%%

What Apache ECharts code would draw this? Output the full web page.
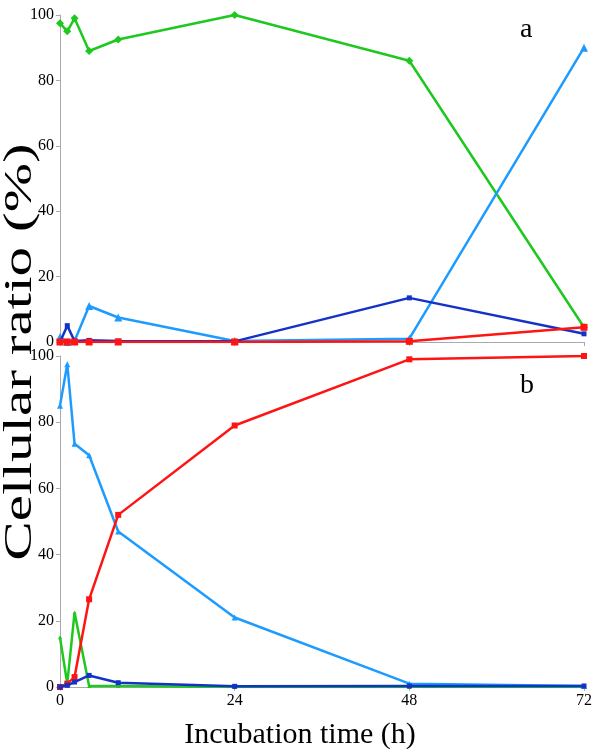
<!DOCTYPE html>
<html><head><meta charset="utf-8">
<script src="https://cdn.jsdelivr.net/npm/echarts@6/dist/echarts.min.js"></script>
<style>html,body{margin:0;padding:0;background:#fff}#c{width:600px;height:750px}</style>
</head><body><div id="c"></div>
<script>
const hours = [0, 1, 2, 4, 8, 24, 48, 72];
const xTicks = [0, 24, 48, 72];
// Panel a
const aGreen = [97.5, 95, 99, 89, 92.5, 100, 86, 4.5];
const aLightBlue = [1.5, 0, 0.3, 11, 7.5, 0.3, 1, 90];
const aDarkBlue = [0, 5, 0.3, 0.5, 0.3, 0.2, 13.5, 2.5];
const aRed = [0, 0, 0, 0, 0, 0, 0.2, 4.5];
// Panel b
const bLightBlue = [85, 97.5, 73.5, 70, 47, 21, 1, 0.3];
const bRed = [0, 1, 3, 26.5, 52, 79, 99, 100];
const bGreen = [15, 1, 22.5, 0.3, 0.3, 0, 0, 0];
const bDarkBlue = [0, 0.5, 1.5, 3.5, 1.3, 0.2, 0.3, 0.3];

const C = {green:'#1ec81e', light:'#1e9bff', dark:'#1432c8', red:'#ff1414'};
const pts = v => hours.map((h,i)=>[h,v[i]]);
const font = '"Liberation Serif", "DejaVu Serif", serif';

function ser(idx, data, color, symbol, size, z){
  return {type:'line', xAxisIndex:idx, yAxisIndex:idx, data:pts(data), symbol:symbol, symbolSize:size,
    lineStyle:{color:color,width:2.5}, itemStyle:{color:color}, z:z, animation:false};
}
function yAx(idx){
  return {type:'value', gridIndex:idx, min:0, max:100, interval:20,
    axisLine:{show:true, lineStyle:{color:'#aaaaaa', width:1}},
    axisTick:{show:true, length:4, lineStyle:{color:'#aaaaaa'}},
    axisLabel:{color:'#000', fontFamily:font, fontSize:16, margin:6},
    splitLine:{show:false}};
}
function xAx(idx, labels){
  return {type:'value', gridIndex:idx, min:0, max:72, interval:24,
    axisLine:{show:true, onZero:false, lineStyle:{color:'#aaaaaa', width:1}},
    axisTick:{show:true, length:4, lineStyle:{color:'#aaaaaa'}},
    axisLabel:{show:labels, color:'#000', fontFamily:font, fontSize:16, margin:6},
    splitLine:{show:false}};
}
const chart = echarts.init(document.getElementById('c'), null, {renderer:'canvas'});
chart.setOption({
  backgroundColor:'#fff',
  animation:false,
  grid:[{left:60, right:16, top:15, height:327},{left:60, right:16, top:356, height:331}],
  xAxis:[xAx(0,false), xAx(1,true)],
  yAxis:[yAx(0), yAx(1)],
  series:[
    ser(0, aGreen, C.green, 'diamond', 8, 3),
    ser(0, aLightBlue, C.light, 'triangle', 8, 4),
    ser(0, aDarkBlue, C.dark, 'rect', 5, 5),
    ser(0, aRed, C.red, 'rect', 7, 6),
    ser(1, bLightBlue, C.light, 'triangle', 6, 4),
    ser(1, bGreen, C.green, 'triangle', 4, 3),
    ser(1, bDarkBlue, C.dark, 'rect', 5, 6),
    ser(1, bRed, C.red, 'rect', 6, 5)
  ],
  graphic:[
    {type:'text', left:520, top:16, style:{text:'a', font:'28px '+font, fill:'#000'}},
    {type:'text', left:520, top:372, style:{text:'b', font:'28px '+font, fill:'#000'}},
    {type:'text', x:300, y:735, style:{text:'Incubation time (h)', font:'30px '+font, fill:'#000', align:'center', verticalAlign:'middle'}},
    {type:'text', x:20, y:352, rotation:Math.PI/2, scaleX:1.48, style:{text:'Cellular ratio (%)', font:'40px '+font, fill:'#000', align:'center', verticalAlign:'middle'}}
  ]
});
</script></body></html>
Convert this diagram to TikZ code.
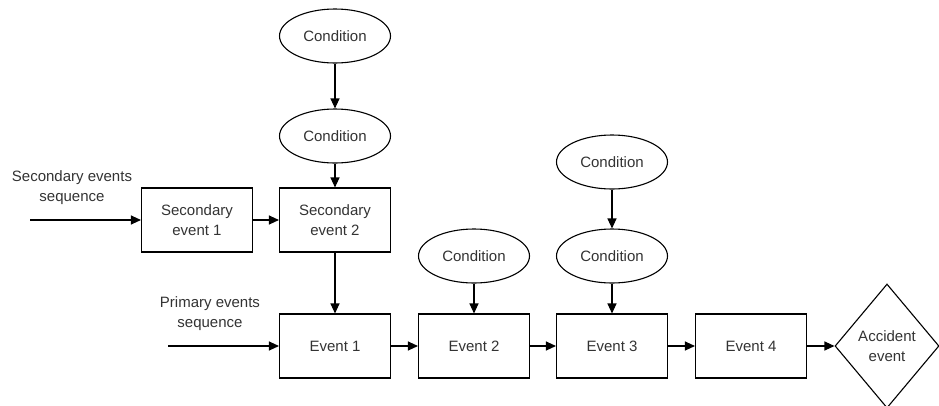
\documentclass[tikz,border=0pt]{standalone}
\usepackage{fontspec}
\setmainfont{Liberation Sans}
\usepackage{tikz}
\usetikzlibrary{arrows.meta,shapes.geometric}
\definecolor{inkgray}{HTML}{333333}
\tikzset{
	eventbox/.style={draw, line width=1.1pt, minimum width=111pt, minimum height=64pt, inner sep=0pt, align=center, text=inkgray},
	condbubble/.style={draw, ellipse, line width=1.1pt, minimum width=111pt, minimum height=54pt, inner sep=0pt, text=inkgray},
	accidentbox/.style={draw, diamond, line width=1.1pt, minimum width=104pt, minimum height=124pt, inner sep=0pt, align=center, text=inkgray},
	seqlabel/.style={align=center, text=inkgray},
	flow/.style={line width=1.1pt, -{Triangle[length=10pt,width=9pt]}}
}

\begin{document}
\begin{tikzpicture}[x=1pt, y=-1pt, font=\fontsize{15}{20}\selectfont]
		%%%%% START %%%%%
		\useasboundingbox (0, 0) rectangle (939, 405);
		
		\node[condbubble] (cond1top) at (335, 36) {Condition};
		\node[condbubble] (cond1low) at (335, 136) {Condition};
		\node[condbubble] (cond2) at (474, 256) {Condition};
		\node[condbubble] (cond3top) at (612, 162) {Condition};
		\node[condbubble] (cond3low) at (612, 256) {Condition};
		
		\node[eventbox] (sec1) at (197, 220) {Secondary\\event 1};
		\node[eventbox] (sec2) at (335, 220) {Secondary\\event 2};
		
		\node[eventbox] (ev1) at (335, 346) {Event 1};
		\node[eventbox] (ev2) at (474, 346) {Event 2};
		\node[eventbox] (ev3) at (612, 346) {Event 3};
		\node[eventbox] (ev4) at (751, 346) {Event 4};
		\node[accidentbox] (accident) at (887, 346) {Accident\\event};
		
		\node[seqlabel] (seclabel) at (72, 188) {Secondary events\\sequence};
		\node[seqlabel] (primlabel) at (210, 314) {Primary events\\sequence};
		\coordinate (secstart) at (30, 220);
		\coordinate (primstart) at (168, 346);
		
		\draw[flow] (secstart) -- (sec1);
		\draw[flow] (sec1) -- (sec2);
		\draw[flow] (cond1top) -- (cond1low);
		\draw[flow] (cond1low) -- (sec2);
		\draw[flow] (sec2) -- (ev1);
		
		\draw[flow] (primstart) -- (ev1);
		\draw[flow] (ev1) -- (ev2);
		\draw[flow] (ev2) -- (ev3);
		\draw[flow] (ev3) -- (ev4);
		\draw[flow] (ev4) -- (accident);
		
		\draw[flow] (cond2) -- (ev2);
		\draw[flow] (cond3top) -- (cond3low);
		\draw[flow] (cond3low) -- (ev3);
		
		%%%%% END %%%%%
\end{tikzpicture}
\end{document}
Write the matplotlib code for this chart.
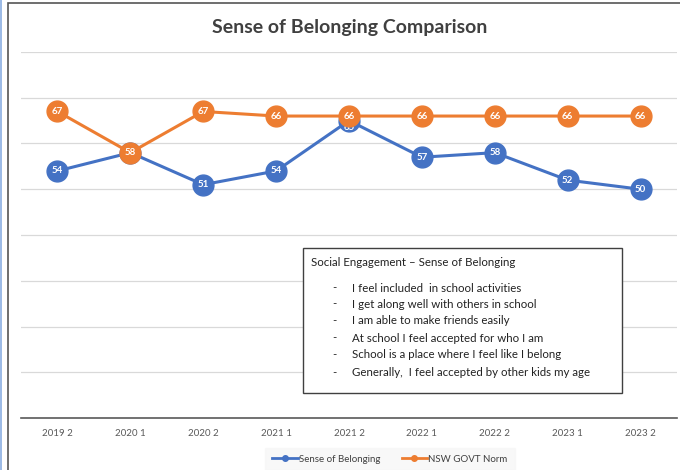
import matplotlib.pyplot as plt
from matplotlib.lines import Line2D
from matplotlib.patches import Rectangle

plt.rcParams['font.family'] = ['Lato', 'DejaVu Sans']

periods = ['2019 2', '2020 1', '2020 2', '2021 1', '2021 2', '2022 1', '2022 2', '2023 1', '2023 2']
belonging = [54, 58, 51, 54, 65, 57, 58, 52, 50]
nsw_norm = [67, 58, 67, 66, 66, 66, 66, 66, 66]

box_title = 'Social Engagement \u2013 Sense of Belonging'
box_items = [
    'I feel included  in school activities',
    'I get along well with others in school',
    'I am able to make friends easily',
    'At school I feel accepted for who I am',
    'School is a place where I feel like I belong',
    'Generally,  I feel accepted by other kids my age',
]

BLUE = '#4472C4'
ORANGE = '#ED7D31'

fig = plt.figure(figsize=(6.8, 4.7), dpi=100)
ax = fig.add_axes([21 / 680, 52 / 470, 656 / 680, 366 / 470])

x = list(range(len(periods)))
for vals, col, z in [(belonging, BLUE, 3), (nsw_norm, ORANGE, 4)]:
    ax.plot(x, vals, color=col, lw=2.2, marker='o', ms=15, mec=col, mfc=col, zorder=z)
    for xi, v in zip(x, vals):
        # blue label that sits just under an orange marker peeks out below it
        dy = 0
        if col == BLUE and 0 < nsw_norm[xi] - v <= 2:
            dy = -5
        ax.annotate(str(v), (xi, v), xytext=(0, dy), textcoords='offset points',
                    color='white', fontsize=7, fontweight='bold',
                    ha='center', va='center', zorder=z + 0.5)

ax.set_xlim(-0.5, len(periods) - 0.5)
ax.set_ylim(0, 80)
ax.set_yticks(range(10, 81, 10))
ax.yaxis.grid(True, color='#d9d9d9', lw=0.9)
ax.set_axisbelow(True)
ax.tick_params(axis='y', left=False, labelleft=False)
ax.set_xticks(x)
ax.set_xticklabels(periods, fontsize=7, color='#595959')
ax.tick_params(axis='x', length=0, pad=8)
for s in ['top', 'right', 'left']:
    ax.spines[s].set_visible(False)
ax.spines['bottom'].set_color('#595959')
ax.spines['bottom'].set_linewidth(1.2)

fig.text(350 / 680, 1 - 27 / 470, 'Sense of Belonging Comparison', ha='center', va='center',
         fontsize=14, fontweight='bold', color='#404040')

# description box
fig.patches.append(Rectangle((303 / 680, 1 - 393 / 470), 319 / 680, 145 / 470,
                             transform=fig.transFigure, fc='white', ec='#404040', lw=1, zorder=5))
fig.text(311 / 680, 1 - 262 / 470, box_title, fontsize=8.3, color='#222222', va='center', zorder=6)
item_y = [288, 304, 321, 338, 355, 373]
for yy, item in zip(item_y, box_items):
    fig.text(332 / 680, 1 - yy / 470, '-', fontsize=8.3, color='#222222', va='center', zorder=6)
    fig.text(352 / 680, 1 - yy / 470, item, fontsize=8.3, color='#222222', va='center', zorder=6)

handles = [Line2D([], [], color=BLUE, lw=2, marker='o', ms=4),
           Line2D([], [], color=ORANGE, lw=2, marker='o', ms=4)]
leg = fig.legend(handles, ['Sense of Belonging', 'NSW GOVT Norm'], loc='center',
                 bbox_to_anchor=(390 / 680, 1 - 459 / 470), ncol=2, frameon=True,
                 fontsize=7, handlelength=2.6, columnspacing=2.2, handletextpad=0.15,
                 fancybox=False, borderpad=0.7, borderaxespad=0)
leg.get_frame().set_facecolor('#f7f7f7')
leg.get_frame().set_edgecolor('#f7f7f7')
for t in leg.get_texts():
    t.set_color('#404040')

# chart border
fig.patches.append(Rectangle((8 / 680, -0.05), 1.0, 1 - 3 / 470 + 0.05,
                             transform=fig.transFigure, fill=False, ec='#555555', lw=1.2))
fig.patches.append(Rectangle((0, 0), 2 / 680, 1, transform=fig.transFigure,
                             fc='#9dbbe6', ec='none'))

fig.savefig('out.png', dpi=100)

%%

** REQUIREMENTS **
Copy, exactly as they stand, the lines from the one that holds "Convert this diagram to TikZ code." to the one that holds "rectangle (939, 405);", both included, and drop every picture.

** WRITTEN REPLY **
Convert this diagram to TikZ code.
\documentclass[tikz,border=0pt]{standalone}
\usepackage{fontspec}
\setmainfont{Liberation Sans}
\usepackage{tikz}
\usetikzlibrary{arrows.meta,shapes.geometric}
\definecolor{inkgray}{HTML}{333333}
\tikzset{
	eventbox/.style={draw, line width=1.1pt, minimum width=111pt, minimum height=64pt, inner sep=0pt, align=center, text=inkgray},
	condbubble/.style={draw, ellipse, line width=1.1pt, minimum width=111pt, minimum height=54pt, inner sep=0pt, text=inkgray},
	accidentbox/.style={draw, diamond, line width=1.1pt, minimum width=104pt, minimum height=124pt, inner sep=0pt, align=center, text=inkgray},
	seqlabel/.style={align=center, text=inkgray},
	flow/.style={line width=1.1pt, -{Triangle[length=10pt,width=9pt]}}
}

\begin{document}
\begin{tikzpicture}[x=1pt, y=-1pt, font=\fontsize{15}{20}\selectfont]
		%%%%% START %%%%%
		\useasboundingbox (0, 0) rectangle (939, 405);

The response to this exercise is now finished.